Boards
"273,000 Football Matches To Replayed On The Weekend Of 5th/6th December"
In the wake of Ireland's controversial loss to France, FIFA boss Sepp Blatter has announced that 273,000 contentious matches played throughout football's 122-year competitive history will be replayed on the weekend of the 5th and 6th December.
In a directive to all associate members, Blatter outlined a comprehensive plan to clean up football. "FIFA is committed to fairplay," said Blatter, "and what better way to show it then to restage those games decided by cheating and deception? And let's be fair, we're not short of those, are we?"
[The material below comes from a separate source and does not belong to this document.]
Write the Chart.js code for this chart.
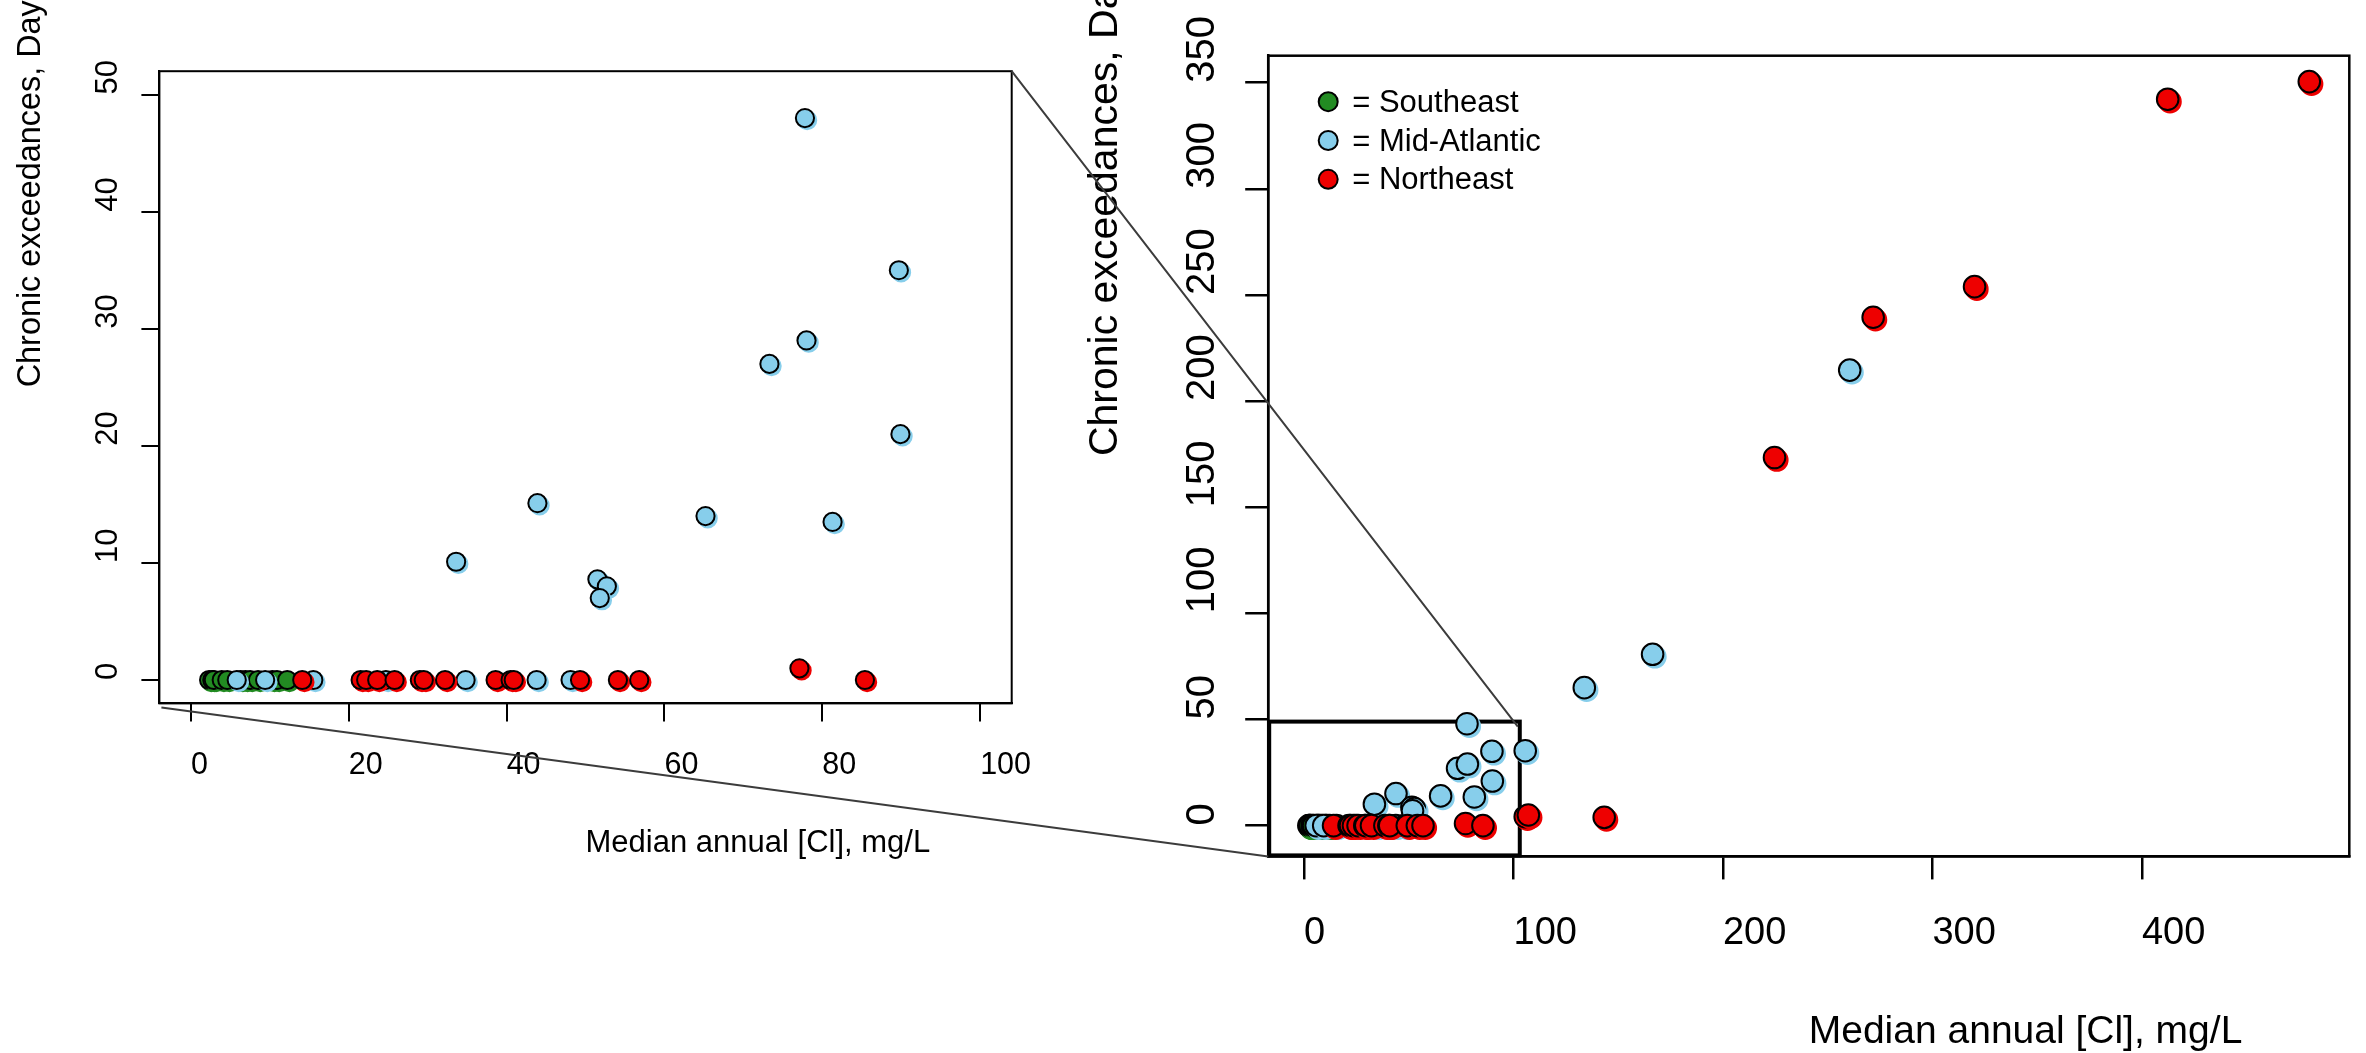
<!DOCTYPE html>
<html><head><meta charset="utf-8">
<script src="https://cdn.jsdelivr.net/npm/chart.js@4.4.0/dist/chart.umd.min.js"></script>
<style>
html,body{margin:0;padding:0;background:#fff;}
#wrap{position:relative;width:2366px;height:1053px;overflow:hidden;background:#fff;}
canvas{position:absolute;left:0;top:0;}
</style></head><body>
<div id="wrap">
<canvas id="left" width="2366" height="1053" style="width:2366px;height:1053px"></canvas>
<canvas id="right" width="2366" height="1053" style="width:2366px;height:1053px"></canvas>
</div>
<script>
// ---- data ----
const regionNames = ['Southeast', 'Mid-Atlantic', 'Northeast'];
const seX = [2.3, 2.7, 2.9, 3.9, 4.6, 6.3, 6.9, 7.5, 8.5, 10.3, 10.9, 12.2];
const seY = [0, 0, 0, 0, 0, 0, 0, 0, 0, 0, 0, 0];
const maX = [5.8, 9.4, 15.5, 24.7, 34.8, 43.8, 48.1, 33.6, 43.9, 51.5, 52.7, 51.8, 65.2, 81.3, 73.3, 77.8, 78.0, 89.7, 89.9, 105.6, 133.8, 166.4, 260.5];
const maY = [0, 0, 0, 0, 0, 0, 0, 10.1, 15.1, 8.6, 8.0, 7.0, 14.0, 13.5, 27.0, 48.0, 29.0, 35.0, 21.0, 35.3, 65.0, 80.7, 214.6];
const neX = [14.1, 21.5, 22.2, 23.6, 25.8, 29.0, 29.5, 32.2, 38.6, 40.5, 40.9, 49.3, 54.1, 56.8, 77.1, 85.4, 105.6, 107.1, 143.3, 224.6, 271.7, 320.1, 412.3, 479.9];
const neY = [0, 0, 0, 0, 0, 0, 0, 0, 0, 0, 0, 0, 0, 0, 1, 0, 4.2, 5.0, 3.9, 173.4, 239.5, 253.9, 342.2, 350.5];

const insetXTicks = [0, 20, 40, 60, 80, 100];
const insetYTicks = [0, 10, 20, 30, 40, 50];
const mainXTicks = [0, 100, 200, 300, 400];
const mainYTicks = [0, 50, 100, 150, 200, 250, 300, 350];
const insetXRange = [-4, 104];
const insetYRange = [-2, 52];
const mainXRange = [-17.1, 499];
const mainYRange = [-14.5, 362.7];
const zoomXMax = 103;
const zoomYMax = 49;
const xTitleText = 'Median annual [Cl], mg/L';
const yTitleText = 'Chronic exceedances, Days';

// ---- styling ----
const COLORS = ['#228B22', '#87CEEB', '#EE0000'];
const FONT = '"Liberation Sans", Arial, Helvetica, sans-serif';

function makeDatasets(radius) {
  const xs = [seX, maX, neX], ys = [seY, maY, neY];
  return regionNames.map((name, i) => ({
    label: name,
    data: xs[i].map((x, j) => ({ x: x, y: ys[i][j] })),
    backgroundColor: COLORS[i],
    borderColor: '#000',
    borderWidth: 2,
    pointRadius: radius,
    pointHoverRadius: radius,
    order: 3 - i,
    clip: 0
  }));
}

function axis(range, ticks, tl, lw, size, horizontal) {
  return {
    type: 'linear', min: range[0], max: range[1],
    afterBuildTicks: a => { a.ticks = ticks.map(v => ({ value: v })); },
    afterFit: s => { if (horizontal) s.height = size; else s.width = size; },
    ticks: { display: false },
    grid: { display: true, drawOnChartArea: false, drawTicks: true, tickLength: tl, color: '#000', lineWidth: lw },
    border: { display: true, color: '#000', width: lw },
    title: { display: false }
  };
}

let leftChart = null;

function decor(st) {
  return {
    id: 'decor',
    beforeDatasetsDraw(chart) {
      if (!st.zoom) return;
      const ctx = chart.ctx, ca = chart.chartArea;
      const xr = chart.scales.x.getPixelForValue(zoomXMax);
      const yt = chart.scales.y.getPixelForValue(zoomYMax);
      ctx.save();
      ctx.strokeStyle = '#000';
      ctx.lineWidth = 4;
      ctx.strokeRect(ca.left + 1, yt, xr - ca.left - 1, ca.bottom - yt - 1);
      ctx.restore();
    },
    beforeDatasetDraw(chart, args) {
      const ctx = chart.ctx;
      const ds = chart.data.datasets[args.index];
      ctx.save();
      ctx.shadowColor = ds.backgroundColor;
      ctx.shadowOffsetX = st.shadow[0];
      ctx.shadowOffsetY = st.shadow[1];
      ctx.shadowBlur = 0;
    },
    afterDatasetDraw(chart) {
      chart.ctx.restore();
    },
    afterDraw(chart) {
      const ctx = chart.ctx, ca = chart.chartArea;
      const xs = chart.scales.x, ys = chart.scales.y;
      ctx.save();
      // box
      ctx.strokeStyle = '#000';
      ctx.lineWidth = st.box;
      ctx.strokeRect(ca.left, ca.top, ca.right - ca.left, ca.bottom - ca.top);
      ctx.fillStyle = '#000';
      ctx.textBaseline = 'alphabetic';
      ctx.textAlign = 'left';
      // x tick labels
      ctx.font = st.xLab.size + 'px ' + FONT;
      xs.ticks.forEach(t => {
        ctx.fillText(String(t.value), xs.getPixelForValue(t.value), ca.bottom + st.xLab.base);
      });
      // y tick labels (rotated)
      ctx.font = st.yLab.size + 'px ' + FONT;
      ys.ticks.forEach(t => {
        ctx.save();
        ctx.translate(ca.left - st.yLab.base, ys.getPixelForValue(t.value));
        ctx.rotate(-Math.PI / 2);
        ctx.fillText(String(t.value), 0, 0);
        ctx.restore();
      });
      // axis titles
      ctx.font = st.xTitle.size + 'px ' + FONT;
      ctx.fillText(xTitleText, (ca.left + ca.right) / 2, ca.bottom + st.xTitle.base);
      ctx.save();
      ctx.font = st.yTitle.size + 'px ' + FONT;
      ctx.translate(ca.left - st.yTitle.base, (ca.top + ca.bottom) / 2);
      ctx.rotate(-Math.PI / 2);
      ctx.fillText(yTitleText, 0, 0);
      ctx.restore();
      // legend
      if (st.legend) {
        ctx.font = '31px ' + FONT;
        regionNames.forEach((n, i) => {
          const by = ca.top + 56 + i * 38.8;
          ctx.beginPath();
          ctx.arc(ca.left + 60, by - 10, 9.5, 0, Math.PI * 2);
          ctx.fillStyle = COLORS[i];
          ctx.fill();
          ctx.lineWidth = 2;
          ctx.strokeStyle = '#000';
          ctx.stroke();
          ctx.fillStyle = '#000';
          ctx.fillText('= ' + n, ca.left + 84, by);
        });
      }
      // connector lines to the inset
      if (st.zoom && leftChart) {
        const L = leftChart.chartArea;
        const xr = xs.getPixelForValue(zoomXMax);
        const yt = ys.getPixelForValue(zoomYMax);
        ctx.strokeStyle = '#3c3c3c';
        ctx.lineWidth = 2;
        ctx.beginPath();
        ctx.moveTo(L.right, L.top);
        ctx.lineTo(xr - 2, yt + 5);
        ctx.moveTo(L.left + 2, L.bottom + 4);
        ctx.lineTo(ca.left, ca.bottom);
        ctx.stroke();
      }
      ctx.restore();
    }
  };
}

const leftStyle = {
  shadow: [2.2, 2.2], box: 2,
  xLab: { size: 30.5, base: 70.6 }, yLab: { size: 31, base: 42.7 },
  xTitle: { size: 31, base: 148.6 }, yTitle: { size: 32.4, base: 119.4 }
};
const rightStyle = {
  shadow: [2.3, 2.5], box: 2.5,
  xLab: { size: 38, base: 87.6 }, yLab: { size: 40, base: 54.2 },
  xTitle: { size: 39, base: 186.9 }, yTitle: { size: 41, base: 150.9 },
  legend: true, zoom: true
};

leftChart = new Chart(document.getElementById('left'), {
  type: 'scatter',
  data: { datasets: makeDatasets(9.1) },
  options: {
    responsive: false, animation: false, events: [], devicePixelRatio: 1,
    layout: { padding: { left: 129.4, top: 71.2, right: 1354.3, bottom: 319.6 } },
    plugins: { legend: { display: false }, tooltip: { enabled: false } },
    scales: {
      x: axis(insetXRange, insetXTicks, 18, 2, 30, true),
      y: axis(insetYRange, insetYTicks, 18, 2, 30, false)
    }
  },
  plugins: [decor(leftStyle)]
});

const rightChart = new Chart(document.getElementById('right'), {
  type: 'scatter',
  data: { datasets: makeDatasets(10.8) },
  options: {
    responsive: false, animation: false, events: [], devicePixelRatio: 1,
    layout: { padding: { left: 1238.2, top: 55.7, right: 16.7, bottom: 166.6 } },
    plugins: { legend: { display: false }, tooltip: { enabled: false } },
    scales: {
      x: axis(mainXRange, mainXTicks, 23, 2.5, 30, true),
      y: axis(mainYRange, mainYTicks, 23, 2.5, 30, false)
    }
  },
  plugins: [decor(rightStyle)]
});
</script>
</body></html>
Reaction has been swift, Sir Alex Ferguson branding UEFA's plan to schedule 27 matches across 48 hours for the Premier League champions "barmy". "It gives me so little time to prepare my team," Ferguson bemoaned. "And especially with a Champions League tie midweek and Rio (Ferdinand) nursing an injury."
Fellow managers have voiced similar concerns. Arsene Wenger has voiced his displeasure at having to move training grounds to allow for the 1978 Arsenal side to prepare for their tie at Blackburn, while Rafa Benitez has remained surprisingly quiet on the issue. Many close to the team’s training ground say he is ecstatic at the prospect of his Castilla CF meeting “the dirty, dirty dogs” of CD Ourense in a rematch from 1976.
Details are still to be ironed out, but Michel Platini has yet to be drawn on whether Football Alliance ties between 1889 and 1892 will be included in the plan. Descendants of the Newton Heath team that lost out to Long Eaton Rangers on a contentious penalty, argue that the referee was eventually revealed as a physio at Small Heath and minor stakeholder in Bootle.
Teams managed by Neil Warnock have inevitably been excluded from the initiative. The hundreds of grievances presented by Warnock were considered by the FA to merit their own weekend; already being dubbed Warnock’s Whopping Weekend, it will feature a truncated version of the 2006-7 season played out entirely within the mind of Paddy Kenny with many expecting much the same outcome.
Proceedings have already begun to exhume the bodies of both starting XIs from the 1921 FA Cup Final. Val Gregory put in a certain dive to win the game-winning free kick and in his current state of decomposition many are wondering how he will remain on his feet this time. Pundit Mark Lawrenson has already put this one down as a lacklustre scoreless draw.
At the time of press, the FA were deep in negotiations to have the 1986 Quarter Final dismissed in return for German acceptance that the ball definitely crossed the line in 1966.